Reputation: 10223
I have an outer group and an inner group and I wish to find the difference within each inner group depending on the outer group. Normally, I can nest the inner group within each outer group using groupby
but, for some reason, the diff
function for groupby
returns a flat vector instead of a nested array.

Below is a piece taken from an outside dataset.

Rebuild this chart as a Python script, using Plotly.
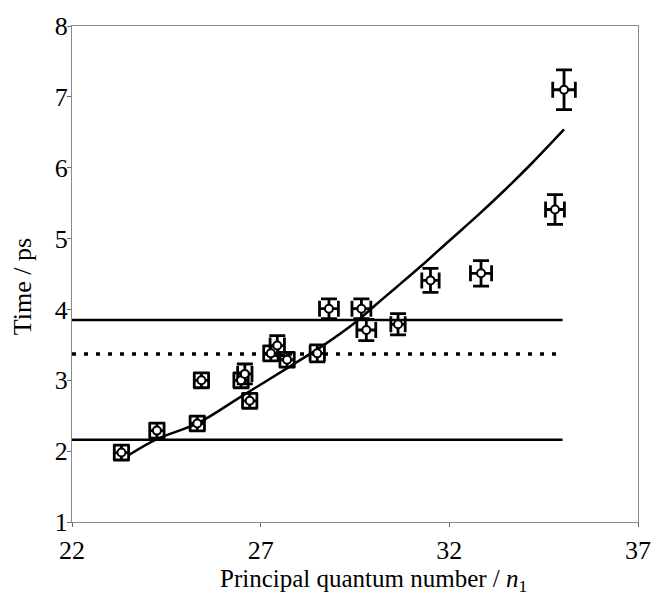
import plotly.graph_objects as go

# Data points (n1, time / ps) with error bars
x_data = [23.31, 24.25, 25.32, 25.43, 26.48, 26.58, 26.71, 27.27, 27.44, 27.70,
          28.50, 28.81, 29.67, 29.80, 30.64, 31.50, 32.84, 34.80, 35.04]
y_data = [1.98, 2.29, 2.39, 3.00, 3.00, 3.09, 2.71, 3.38, 3.49, 3.29,
          3.38, 4.01, 4.01, 3.71, 3.79, 4.41, 4.51, 5.41, 7.10]
y_err = [0.105, 0.105, 0.105, 0.105, 0.105, 0.14, 0.105, 0.105, 0.14, 0.105,
         0.12, 0.14, 0.14, 0.15, 0.15, 0.17, 0.18, 0.21, 0.28]
x_err = [0.19, 0.19, 0.19, 0.19, 0.19, 0.19, 0.19, 0.19, 0.19, 0.19,
         0.19, 0.25, 0.25, 0.25, 0.19, 0.23, 0.28, 0.25, 0.30]

# Model curve
curve_x = [23.52, 24.25, 25.35, 26.48, 27.79, 28.68, 29.54, 30.06, 30.59,
           31.29, 32.00, 32.76, 33.40, 34.20, 35.04]
curve_y = [1.95, 2.17, 2.40, 2.77, 3.20, 3.50, 3.83, 4.07, 4.31,
           4.63, 4.97, 5.33, 5.65, 6.07, 6.54]

# Horizontal reference lines
hline_y = [3.85, 3.37, 2.16]
hline_dash = ["solid", "4px,8px", "solid"]
hline_x = [22, 35.0]

x_ticks = [22, 27, 32, 37]
y_ticks = [1, 2, 3, 4, 5, 6, 7, 8]

FONT = "Liberation Serif"

fig = go.Figure()

for yv, dash in zip(hline_y, hline_dash):
    fig.add_trace(go.Scatter(
        x=hline_x, y=[yv, yv], mode="lines",
        line=dict(color="black", width=2.5 if dash == "solid" else 3.5, dash=dash),
        showlegend=False, hoverinfo="skip"))

fig.add_trace(go.Scatter(
    x=curve_x, y=curve_y, mode="lines",
    line=dict(color="black", width=2.5, shape="spline", smoothing=1.0),
    showlegend=False))

fig.add_trace(go.Scatter(
    x=x_data, y=y_data, mode="markers",
    marker=dict(symbol="circle", size=8, color="white",
                line=dict(color="black", width=2)),
    error_y=dict(type="data", array=y_err, color="black", thickness=2.8, width=8),
    error_x=dict(type="data", array=x_err, color="black", thickness=2.8, width=8),
    showlegend=False))

axis_common = dict(
    showgrid=False, zeroline=False, showline=True, linecolor="#8a8a8a",
    linewidth=1, mirror=True, ticks="outside", ticklen=4, tickwidth=1,
    tickcolor="#666", tickfont=dict(family=FONT, size=26, color="black"))

fig.update_xaxes(range=[22, 37], tickvals=x_ticks, ticktext=[str(t) for t in x_ticks],
                 ticklabelstandoff=1, **axis_common)
fig.update_yaxes(range=[1, 8], tickvals=y_ticks, ticktext=[str(t) for t in y_ticks],
                 ticklabelstandoff=-6, **axis_common)

fig.add_annotation(text="Time / ps", xref="paper", yref="paper",
                   x=-0.087, y=0.475, textangle=-90, showarrow=False,
                   xanchor="center", yanchor="middle",
                   font=dict(family=FONT, size=26, color="black"))
fig.add_annotation(text="Principal quantum number / <i>n</i><sub>1</sub>",
                   xref="paper", yref="paper", x=0.533, y=-0.153,
                   showarrow=False, xanchor="center", yanchor="bottom",
                   font=dict(family=FONT, size=25, color="black"))

fig.update_layout(
    width=663, height=599,
    margin=dict(l=72, r=17, t=17, b=77),
    plot_bgcolor="white", paper_bgcolor="white",
    showlegend=False)

fig.write_html("out.html")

df = pd.DataFrame({'inner':list('aabbccddee'),'outer':[0,0,1,1,0,0,1,1,0,0],
'value':np.random.randint(0,100,10)})
inner outer value
0 a 0 78
1 a 0 68
2 b 1 78
3 b 1 22
4 c 0 53
5 c 0 25
6 d 1 82
7 d 1 38
8 e 0 2
9 e 0 39
If I desire the sum
, for example, for the inner group for each outer group, I simply use groupby
:
In [19]: df.groupby(['outer','inner']).sum()
Out[19]:
value
outer inner
0 a 146
c 78
e 41
1 b 100
d 120
The above is the correct output and it works for all other functions except diff
. When I use diff
, I want output in a format similar to the above but instead, I get:
In [20]: df.groupby(['outer','inner']).diff()
Out[20]:
value
0 NaN
1 -10.0
2 NaN
3 -56.0
4 NaN
5 -28.0
6 NaN
7 -44.0
8 NaN
9 37.0
The above is equivalent to df.groupby(['inner']).value.diff()
so it seems groupby
is not considering the outer group. I can find workouts for this no problem but using groupby
for this would be more elegant and succinct. Does anyone know why this is happening and how it could be remedied?
Upvotes: 0
Views: 1097
Reputation: 75110
Functions like s.diff()
, cumsum
etc are non aggregation function hence you would get the result in shape of a series, you could use np.diff()
here, example below:
print(df.groupby(['outer','inner'])['value'].apply(lambda x: np.diff(x).item()))
outer inner
0 a -10
c -28
e 37
1 b -56
d -44
Upvotes: 1